Question 5.3: Writing Equations for Acid–Base Reactions. Write a net ionic......
Writing Equations for Acid–Base Reactions
Write a net ionic equation to represent the reaction of (a) aqueous strontium hydroxide with nitric acid; (b) solid aluminum hydroxide with hydrochloric acid.
Analyze
The reactions are neutralization reactions, which means they are of the general form acid + base → salt. Water may also be a product. We can start with the whole formula equation, switch to the ionic equation, and then delete the spectator ions to arrive at the net ionic equation.
Solve
(a) 2 HNO_{3}(aq) + Sr(OH)_{2}(aq) → Sr(NO_{3})_{2}(aq) + 2 H_{2}O(l)
Ionic form:
2 H^{+}(aq) + 2 NO_{3}^{−}(aq) + Sr^{2+}(aq) + 2 OH^{−}(aq) → Sr^{2+}(aq) + 2 NO_{3}^{−}(aq) + 2 H_{2}O(l)

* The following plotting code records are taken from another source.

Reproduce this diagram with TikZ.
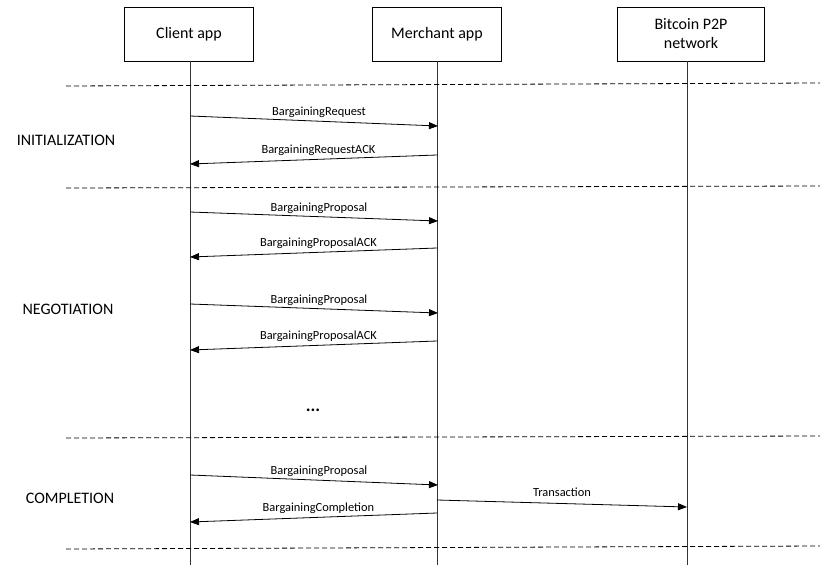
\documentclass[tikz,border=0pt]{standalone}
\usepackage{fontspec}
\setmainfont{Carlito}
\usetikzlibrary{arrows.meta}
\begin{document}
\begin{tikzpicture}[x=1pt,y=-1pt,
  actor/.style={draw,line width=0.8pt,minimum width=129pt,minimum height=54pt,align=center,font=\fontsize{16}{19}\selectfont,inner sep=0pt},
  life/.style={line width=0.8pt,black!80},
  msg/.style={line width=0.8pt,-{Triangle[length=9pt,width=7pt]}},
  lbl/.style={font=\fontsize{12.4}{14}\selectfont,inner sep=0pt},
  phase/.style={font=\fontsize{16}{18}\selectfont,inner sep=0pt},
  sep/.style={line width=0.8pt,black,dash pattern=on 5pt off 3pt}]
\useasboundingbox (0,0) rectangle (838,565);
\node[actor] (client) at (189,34) {Client app};
\node[actor] (merchant) at (437,34) {Merchant app};
\node[actor,minimum width=147pt] (btc) at (691,34) {Bitcoin P2P\\network};
\coordinate (cb) at (190,565);
\coordinate (mb) at (437,565);
\coordinate (bb) at (687,565);
\draw[life] (190,61) -- (cb);
\draw[life] (437,61) -- (mb);
\draw[life] (687,61) -- (bb);
% separators
\coordinate (s1a) at (66,86); \coordinate (s1b) at (820,83);
\coordinate (s2a) at (66,188); \coordinate (s2b) at (820,186);
\coordinate (s3a) at (66,438); \coordinate (s3b) at (820,436);
\coordinate (s4a) at (66,549); \coordinate (s4b) at (820,546);
\draw[sep] (s1a) -- (s1b);
\draw[sep] (s2a) -- (s2b);
\draw[sep] (s3a) -- (s3b);
\draw[sep] (s4a) -- (s4b);
% phases
\node[phase] (init) at (66,140) {INITIALIZATION};
\node[phase] (nego) at (68,309) {NEGOTIATION};
\node[phase] (comp) at (70,498) {COMPLETION};
% messages
\coordinate (c1) at (190,116); \coordinate (m1) at (438,126);
\draw[msg] (c1) -- node[lbl,above=3pt,pos=0.52] {BargainingRequest} (m1);
\coordinate (m2) at (437,155); \coordinate (c2) at (190,164);
\draw[msg] (m2) -- node[lbl,above=3pt,pos=0.48] {BargainingRequestACK} (c2);
\coordinate (c3) at (190,212); \coordinate (m3) at (438,221);
\draw[msg] (c3) -- node[lbl,above=3pt,pos=0.52] {BargainingProposal} (m3);
\coordinate (m4) at (437,248); \coordinate (c4) at (190,257);
\draw[msg] (m4) -- node[lbl,above=3pt,pos=0.48] {BargainingProposalACK} (c4);
\coordinate (c5) at (190,304); \coordinate (m5) at (438,313);
\draw[msg] (c5) -- node[lbl,above=3pt,pos=0.52] {BargainingProposal} (m5);
\coordinate (m6) at (437,341); \coordinate (c6) at (190,350);
\draw[msg] (m6) -- node[lbl,above=3pt,pos=0.48] {BargainingProposalACK} (c6);
\node[font=\bfseries\fontsize{18}{20}\selectfont,inner sep=0pt] (dots) at (313,410) {...};
\coordinate (c7) at (190,475); \coordinate (m7) at (438,485);
\draw[msg] (c7) -- node[lbl,above=3pt,pos=0.52] {BargainingProposal} (m7);
\coordinate (m8) at (437,500); \coordinate (b8) at (687,507);
\draw[msg] (m8) -- node[lbl,above=7pt,pos=0.5] {Transaction} (b8);
\coordinate (m9) at (437,513); \coordinate (c9) at (190,522);
\draw[msg] (m9) -- node[lbl,above=3pt,pos=0.48] {BargainingCompletion} (c9);
\end{tikzpicture}
\end{document}
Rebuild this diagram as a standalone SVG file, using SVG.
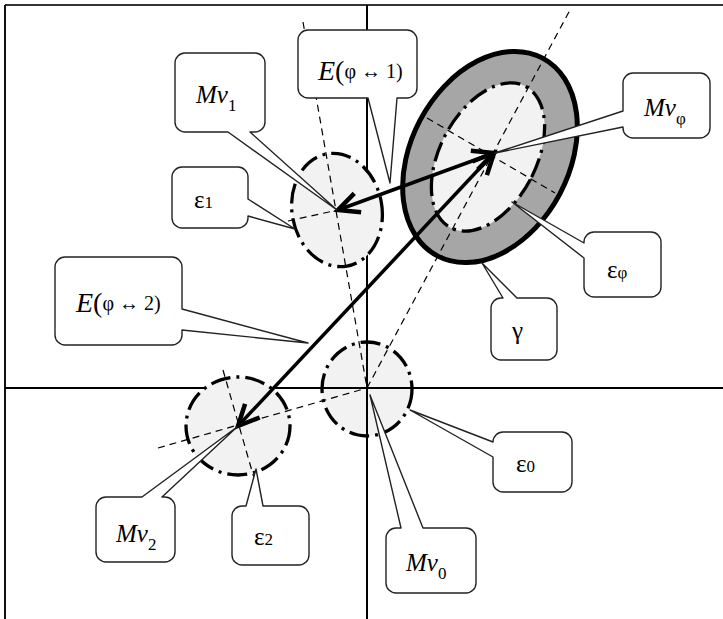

Net ionic equation: Delete the spectator ions (Sr^{2+} and NO_{3}^{−}).
2 H^{+}(aq) + 2 OH^{−}(aq) → 2 H_{2}O(l)
or, more simply,
H^{+}(aq) + OH^{−}(aq) → H_{2}O(l)
(b) Al(OH)_{3}(s) + 3 HCl(aq) → AlCl_{3}(aq) + 3 H_{2}O(l)
Ionic form:
Al(OH)_{3}(s) + 3 H^{+}(aq) + 3 Cl^{−}(aq) → Al^{3+}(aq) + 3 Cl^{−}(aq) + 3 H_{2}O(l)
Net ionic equation: Delete the spectator ion (Cl^{−}).
Al(OH)_{3}(s) + 3 H^{+}(aq) → Al^{3+}(aq) + 3 H_{2}O(l)
Assess
In part (a), the net ionic equation is H^{+}(aq) + OH^{−}(aq) → H_{2}O(l), as is always the case when the neutralization reaction involves a soluble strong acid and a soluble strong base. In part (b), the base was not soluble; thus, the net ionic equation includes a solid.